It's no secret that Superman, the most famous and arguably most powerful superhero in common media, will be returning to the DCEU despite his untimely demise in Batman v. Superman: Dawn of Justice. Since the film hit theaters nearly a year and a half ago, fans have speculated how Superman will return in Justice League, and one of the most popular fan theories is that Superman will don a black costume and become a darker version of himself – an event that famously occurred after Death of Superman in 1992. This would hypothetically fit right into director Zack Snyder's aesthetic, which has made his three previous DC films uniquely dark in nature.
Recent toys and posters seem to debunk these speculations, but there are still a handful of fans who want to see a black-suited Superman. The question is, is a dark Superman what the DC Extended Universe needs, or is there a better option?
The DCEU's Current State
It should go without saying that there's critical doubt surrounding the DC Extended Universe. This summer's Wonder Woman may have provided hope for the DCEU, but memories of critical failures such as Suicide Squad and Batman v. Superman: Dawn of Justice continue to give cause for concern about Justice League and the future of the franchise.
One of the major complaints is that the series is just too dark. Critics have speculated that the gloomy aesthetic of the DCEU was originally inspired by the success of Nolan's Dark Knight trilogy, but many believe DC has taken this desaturated approach too far.
Another major complaint about Man of Steel, however, was that even the characters were darker in spirit. Traditionally, Superman is a bright and uplifting superhero, but the Superman in Man of Steel didn't deliver on that promise. Instead, the new Superman has been described as mopey and depressing, which doesn't honor the character's source material. This complaint continued in Batman v. Superman, where Batman and Superman both appeared to be equally "mopey."
The Solution: A Return To Former Glory
The potential solution to this issue is for Superman to return as his bright and good-willed self in Justice League. This would justify Superman's characteristics in the DCEU so far, as he was still a new superhero trying to figure out how to be himself.
That's not to say Henry Cavill's Superman needs to be a cheesy reinvention of Christopher Reeve's Superman. Instead, the resurrected Superman should come off as more benign when he returns from the grave, perhaps finally understanding his purpose on this planet.
To get a deeper insight on this topic, from a storytelling perspective, I spoke with screenwriting professor Joshua Courtade at Compass College of Cinematic Arts, who spoke about his thoughts on how Superman's legacy should influence the DCEU iteration of the character:
Superman never should have been mopey in the first place. Superman, at the core of the character and what we've seen in various incarnations over – you know, the more than 75 years since he was created – is that Superman has an inherent goodness. And it's not just about right and wrong or moral justice, he's a decent character... To me what's always defined Superman is the fact that he legitimately cares about people.
Courtade went on to discuss a specific example that shows the difference between the DCEU and previous versions of the Man of Steel.

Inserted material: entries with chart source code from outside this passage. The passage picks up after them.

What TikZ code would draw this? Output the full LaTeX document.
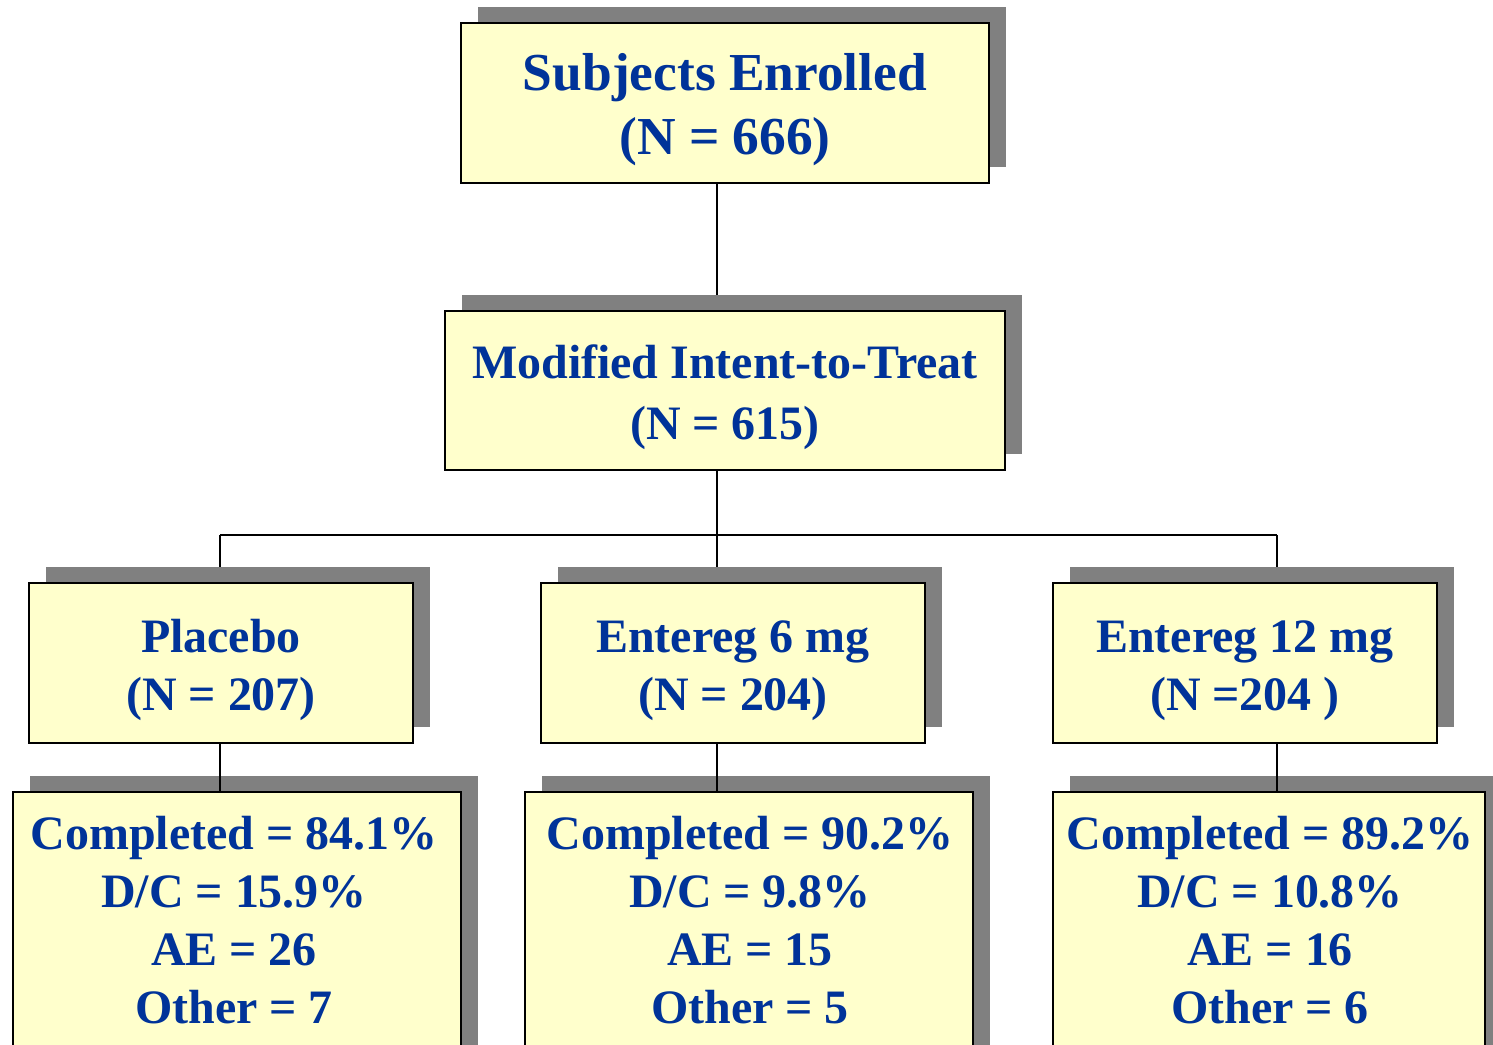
\documentclass[tikz,border=0pt]{standalone}
\usepackage{fontspec}
\setmainfont{Liberation Serif}
\usetikzlibrary{shadows}
\definecolor{boxblue}{HTML}{003399}
\definecolor{boxfill}{HTML}{FFFFCC}
\definecolor{shadegray}{HTML}{808080}

\begin{document}
\begin{tikzpicture}[x=0.02cm,y=-0.02cm]

    \tikzset{
      flowbox/.style={
        draw,
        line width=1.1pt,
        fill=boxfill,
        text=boxblue,
        align=center,
        inner sep=0pt,
        font=\bfseries\fontsize{27.3}{33}\selectfont,
        drop shadow={shadow xshift=0.34cm, shadow yshift=0.32cm, fill=shadegray, opacity=1},
      },
      countlines/.style={
        text=boxblue,
        align=center,
        inner sep=0pt,
        font=\bfseries\fontsize{27.3}{33}\selectfont,
      },
      link/.style={line width=1.1pt},
    }
    \clip (0,0) rectangle (1493,1044);

    % junction points of the tree
    \coordinate (jpla) at (220,535);
    \coordinate (jsix) at (717,535);
    \coordinate (jtwelve) at (1277,535);

    \path (725,103) node (enrol) {};
    \path (725,390.5) node (mitt) {};
    \draw[link] (enrol -| jsix) -- (mitt -| jsix);
    \draw[link] (mitt -| jsix) -- (jsix);
    \draw[link] (jpla) -- (jtwelve);
    \draw[link] (jpla) -- ([yshift=-1cm]jpla);
    \draw[link] (jsix) -- ([yshift=-1cm]jsix);
    \draw[link] (jtwelve) -- ([yshift=-1cm]jtwelve);

	\node[flowbox, minimum width=10.56cm, minimum height=3.2cm, font=\bfseries\fontsize{30.4}{36.4}\selectfont] (enrolbox) at (enrol) {\rule{0pt}{29pt}Subjects Enrolled\\(N = 666)};
	\node[flowbox, minimum width=11.2cm, minimum height=3.18cm, font=\bfseries\fontsize{27.3}{34.7}\selectfont] (mittbox) at (mitt) {\rule{0pt}{27pt}Modified Intent-to-Treat\\(N = 615)};

	\node[flowbox, minimum width=7.68cm, minimum height=3.2cm] (pla) at (221,663) {\rule{0pt}{27pt}Placebo\\(N = 207)};
	\node[flowbox, minimum width=7.68cm, minimum height=3.2cm] (six) at (733,663) {\rule{0pt}{27pt}Entereg 6 mg\\(N = 204)};
	\node[flowbox, minimum width=7.68cm, minimum height=3.2cm] (twelve) at (1245,663) {\rule{0pt}{27pt}Entereg 12 mg\\(N =204 )};

	\node[flowbox, minimum width=8.96cm, minimum height=5.6cm, anchor=north] (plaout) at (237,791) {};
	\node[flowbox, minimum width=8.96cm, minimum height=5.6cm, anchor=north] (sixout) at (749,791) {};
	\node[flowbox, minimum width=8.64cm, minimum height=5.6cm, anchor=north] (twelveout) at (1269,791) {};

	\node[countlines, anchor=north] (platext) at (234,816) {Completed = 84.1\%\\D/C = 15.9\%\\AE = 26\\Other = 7};
	\node[countlines, anchor=north] (sixtext) at (750,816) {Completed = 90.2\%\\D/C = 9.8\%\\AE = 15\\Other = 5};
	\node[countlines, anchor=north] (twelvetext) at (1270,816) {Completed = 89.2\%\\D/C = 10.8\%\\AE = 16\\Other = 6};

    \draw[link] (jpla |- pla.south) -- (jpla |- plaout.north);
    \draw[link] (jsix |- six.south) -- (jsix |- sixout.north);
    \draw[link] (jtwelve |- twelve.south) -- (jtwelve |- twelveout.north);

\end{tikzpicture}
\end{document}
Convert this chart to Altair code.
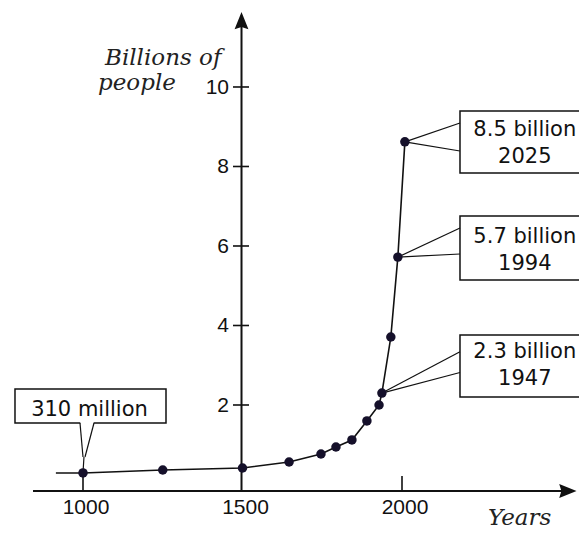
import altair as alt
import pandas as pd

# ---- data ----
years = [915, 1000, 1250, 1500, 1646, 1746, 1793, 1843, 1890, 1928, 1937, 1965, 1987, 2009]
billions = [0.29, 0.29, 0.365, 0.415, 0.566, 0.767, 0.943, 1.12, 1.60, 2.0, 2.30, 3.71, 5.72, 8.62]
has_dot = [False] + [True] * 13

x_ticks = [1000, 1500, 2000]
x_tick_labels = ["1000", "1500", "2000"]
y_ticks = [2, 4, 6, 8, 10]
y_tick_labels = ["2", "4", "6", "8", "10"]

callout_line1 = ["8.5 billion", "5.7 billion", "2.3 billion"]
callout_line2 = ["2025", "1994", "1947"]
callout_idx = [13, 12, 10]
box_top = [9.396, 6.755, 3.761]
box_bottom = [7.836, 5.145, 2.201]
leader_upper = [9.094, 6.453, 3.341]
leader_lower = [8.390, 5.799, 2.818]
line1_base = [8.767, 6.075, 3.180]
line2_base = [8.088, 5.396, 2.503]
box_left = 2181.8
box_right = 2620
text_center = 2385

small_label = "310 million"

# ---- scales ----
W, H = 571, 524
xs = alt.Scale(domain=[764.89, 2554.86], nice=False, zero=False)
ys = alt.Scale(domain=[-1.195, 11.987], nice=False, zero=False)
INK = "#111111"

axis_y = -0.164
axis_x = 1496.9

def X(f):
    return alt.X(f, type="quantitative", scale=xs, axis=None)

def Y(f):
    return alt.Y(f, type="quantitative", scale=ys, axis=None)

# rules: axes, ticks
rules = []
rules.append(dict(x=843.3, y=axis_y, x2=2535, y2=axis_y, w=2.0, c=INK))
rules.append(dict(x=axis_x, y=axis_y, x2=axis_x, y2=11.6, w=2.0, c=INK))
for v in y_ticks:
    rules.append(dict(x=1470.2, y=v, x2=1520.4, y2=v, w=1.6, c=INK))
for t in x_ticks:
    if t != 1500:
        rules.append(dict(x=t, y=axis_y, x2=t, y2=0.214, w=1.6, c=INK))
rules_df = pd.DataFrame(rules)

rule_layer = alt.Chart(rules_df).mark_rule().encode(
    x=X("x"), x2="x2", y=Y("y"), y2="y2",
    strokeWidth=alt.StrokeWidth("w:Q", scale=None),
    color=alt.Color("c:N", scale=None),
)

# arrow heads
arrows_df = pd.DataFrame([
    dict(x=2520.0, y=axis_y, shape="M1,0 L-1,-0.8 L-0.75,0 L-1,0.8 Z"),
    dict(x=axis_x, y=11.67, shape="M0,-1 L0.8,1 L0,0.75 L-0.8,1 Z"),
])
arrow_layer = alt.Chart(arrows_df).mark_point(filled=True, size=300, color=INK, opacity=1).encode(
    x=X("x"), y=Y("y"), shape=alt.Shape("shape:N", scale=None)
)

# tick labels
xlab_df = pd.DataFrame(dict(x=x_ticks, t=x_tick_labels, y=[-0.742] * len(x_ticks)))
xlab_layer = alt.Chart(xlab_df).mark_text(
    font="Liberation Sans", fontSize=21, color=INK, align="center", baseline="alphabetic", dx=3
).encode(x=X("x"), y=Y("y"), text="t:N")

ylab_df = pd.DataFrame(dict(y=y_ticks, t=y_tick_labels, x=[1457.7] * len(y_ticks)))
ylab_layer = alt.Chart(ylab_df).mark_text(
    font="Liberation Sans", fontSize=21, color=INK, align="right", baseline="middle", dy=1
).encode(x=X("x"), y=Y("y"), text="t:N")

# axis titles
titles_df = pd.DataFrame([
    dict(x=1068.97, y=10.553, t="Billions of"),
    dict(x=1047.0, y=9.925, t="people"),
    dict(x=2269.6, y=-1.02, t="Years"),
])
title_layer = alt.Chart(titles_df).mark_text(
    font="DejaVu Serif", fontStyle="italic", fontSize=23, color="#222222",
    align="left", baseline="alphabetic"
).encode(x=X("x"), y=Y("y"), text="t:N")

# callout boxes
boxes = [dict(x=box_left, x2=box_right, y=box_top[i], y2=box_bottom[i]) for i in range(3)]
boxes.append(dict(x=786.8, x2=1260.2, y=2.40, y2=1.547))
boxes_df = pd.DataFrame(boxes)
box_layer = alt.Chart(boxes_df).mark_rect(fill="white", stroke=INK, strokeWidth=1.5).encode(
    x=X("x"), x2="x2", y=Y("y"), y2="y2"
)

# leaders
lead = []
for i in range(3):
    px, py = years[callout_idx[i]], billions[callout_idx[i]]
    lead.append(dict(x=px, y=py, x2=box_left, y2=leader_upper[i], w=1.2, c=INK))
    lead.append(dict(x=px, y=py, x2=box_left, y2=leader_lower[i], w=1.2, c=INK))
# pointer of the small box
lead.append(dict(x=991.5, y=1.547, x2=1033.5, y2=1.547, w=2.5, c="white"))
lead.append(dict(x=990.6, y=1.547, x2=1000.0, y2=0.692, w=1.2, c=INK))
lead.append(dict(x=1034.5, y=1.547, x2=1006.3, y2=0.692, w=1.2, c=INK))
lead.append(dict(x=1003.0, y=0.692, x2=1000.0, y2=billions[1], w=1.2, c=INK))
lead_df = pd.DataFrame(lead)
lead_layer = alt.Chart(lead_df).mark_rule().encode(
    x=X("x"), x2="x2", y=Y("y"), y2="y2",
    strokeWidth=alt.StrokeWidth("w:Q", scale=None),
    color=alt.Color("c:N", scale=None),
)

# callout text
ct = []
for i in range(3):
    ct.append(dict(x=text_center, y=line1_base[i], t=callout_line1[i]))
    ct.append(dict(x=text_center, y=line2_base[i], t=callout_line2[i]))
ct.append(dict(x=1020.4, y=1.723, t=small_label))
ct_df = pd.DataFrame(ct)
ct_layer = alt.Chart(ct_df).mark_text(
    font="DejaVu Sans", fontSize=21, color=INK, align="center", baseline="alphabetic"
).encode(x=X("x"), y=Y("y"), text="t:N")

# series
series_df = pd.DataFrame(dict(year=years, pop=billions, dot=has_dot, order=list(range(len(years)))))
line_layer = alt.Chart(series_df).mark_line(color=INK, strokeWidth=1.6).encode(
    x=X("year"), y=Y("pop"), order="order:Q"
)
dot_layer = alt.Chart(series_df).transform_filter("datum.dot").mark_point(
    filled=True, size=90, color="#15102a", opacity=1, shape="circle"
).encode(x=X("year"), y=Y("pop"))

chart = alt.layer(
    rule_layer, arrow_layer, box_layer, lead_layer, line_layer, dot_layer,
    xlab_layer, ylab_layer, title_layer, ct_layer,
).properties(
    width=W, height=H, autosize=alt.AutoSizeParams(type="none"), padding=0, background="white"
).configure_view(strokeWidth=0)

chart.save("out.html", embed_options={"renderer": "svg", "actions": False})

Specifically, in 'Batman v. Superman,' the scene where there's the flooding going on and the family on the house, up on the roof, and Superman comes floating down in a Crucifix position all god-like, and it's like, no. Get in there, check on them, ask how they're doing. You know, that's what the Christopher Reeve version of Superman would've done, that's what the George Reeves version would've done, heck, that's what the Dean Cain version would've done, and that's what the comic-book Superman would've done. He would check on the people first, and then get them out of there, not float down down slowly, not wasting precious seconds where he could be off saving more people.
And so, if they're looking for a time to reboot Superman and make him more like the character we want him to be, now is the perfect time to do it. And I think they should, and clearly there are a lot of people who are so dissatisfied by Snyder's take on the character, or even just by the DC universe in general that there's good reason to do it, both artistically and from an audience standpoint.
Bringing back a bright and classic Superman would also be able to provide quite a bit of contrast to the rest of the DC Extended Universe. This was actually something I was hoping to see in Batman v. Superman: Dawn of Justice, with Batman and Superman juxtaposing each other as the DCEU's symbols for light and dark. Unfortunately, as we now know, this was not the case, and almost the entire movie was dark and murky.
Making Superman a brighter figure from this point on could provide a greater contrast within the DCEU, significantly widening the color palette of the franchise and the variety of characters. Furthermore, it could help add to Henry Cavill's character, ensuring that his uplifting scenes provide a beacon of hope in this aesthetically dark Universe.
Whether or not this will happen remains to be seen, but Superman's return in his traditionally colorful suit is certainly a step in the right direction. Transforming Cavill's Superman into the classic, wholesome Man of Steel from here on out would likely improve the DCEU and justify the decisions made in the series thus far. It would show that Superman was still an up-and-rising superhero, with his death and resurrection being the necessary transition into his true self – a symbol of hope.